One time, Psalm 121 tells us to lift our eyes to God.  Five times, the Psalm tells us that God is watching over us!  God doesn’t sleep – God watches us.  God watches and protects us.  God watches over and our coming and going, and will forever!  Even when our eyes are elsewhere, God’s eyes are watching us.

And, as we shift our gaze to God, we discover God’s loving gaze is already focused on us.

About a year ago, I stumbled across a 14th Century German mystic named Nicholas of Cusa.  I found one of his books called, The Vision of God, on a free book table, at a pastor’s meeting.  In it, he talks about the “omnivoyance” of God.  That was new to me.  We’re all familiar with the other “omnis” of God: God’s omnipotence, omniscience, omnipresence.  “Omnipotence” means God is all powerful.  “Omniscience” means God is all knowing.  “Omnipresence” means God is in all places at once.  “Omnivoyance” means that God is always watching over us; nothing escapes God’s loving gaze.

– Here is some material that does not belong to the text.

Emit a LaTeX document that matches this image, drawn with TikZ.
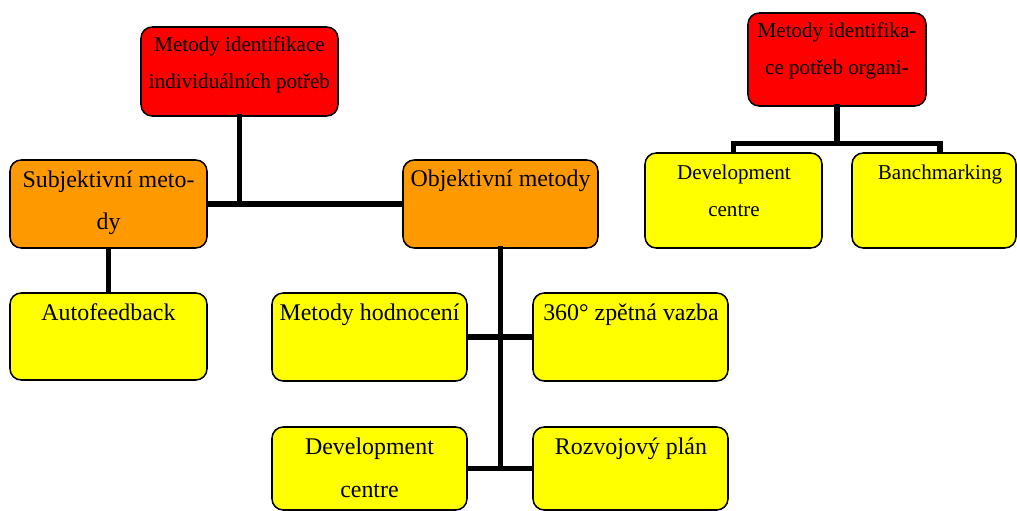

And, that is especially important.  God isn’t watching over us like some sort of divine peeping Tom, always watching the secret things we do.  God isn’t doing government surveillance, spying on us.  God watches over us, like a shepherd watches over his/her sheep, or like parents watches over children.  God’s gaze is always a loving, caring, protective, concerned gaze.

Jesus said,

“Aren’t two sparrows sold for a small coin? But not one of them will fall to the ground without your Father knowing about it already. Even the hairs of your head are all counted. Don’t be afraid. You are worth more than many sparrows. (Matthew 10:29-31)

A tiny bird doesn’t die, without God knowing and seeing.  You and I are worth far more that sparrows to God! But, in the same way, nothing happens to us without God knowing and seeing.

That means, whatever you’ve been going through – before, during, or after coronavirus, God cares about you and is watching over you.  Whatever your loved ones are going through, God is watching over them.  That doesn’t mean bad things won’t happen to them, or us.  I can’t promise that.  I wish I could.  We all know God isn’t in the business of constantly intervening in the affairs of this world.  But, we do believe, in faith, God works behind the scenes in ways we can’t comprehend.  And, we can be sure, nothing escapes God’s loving gaze.

So, this morning, whatever effect, whatever impact this season is having on you, for a moment, lift your eyes to God, shift your eyes from your fears to your faith, and know that God, the maker of Heaven and Earth, is watching over you.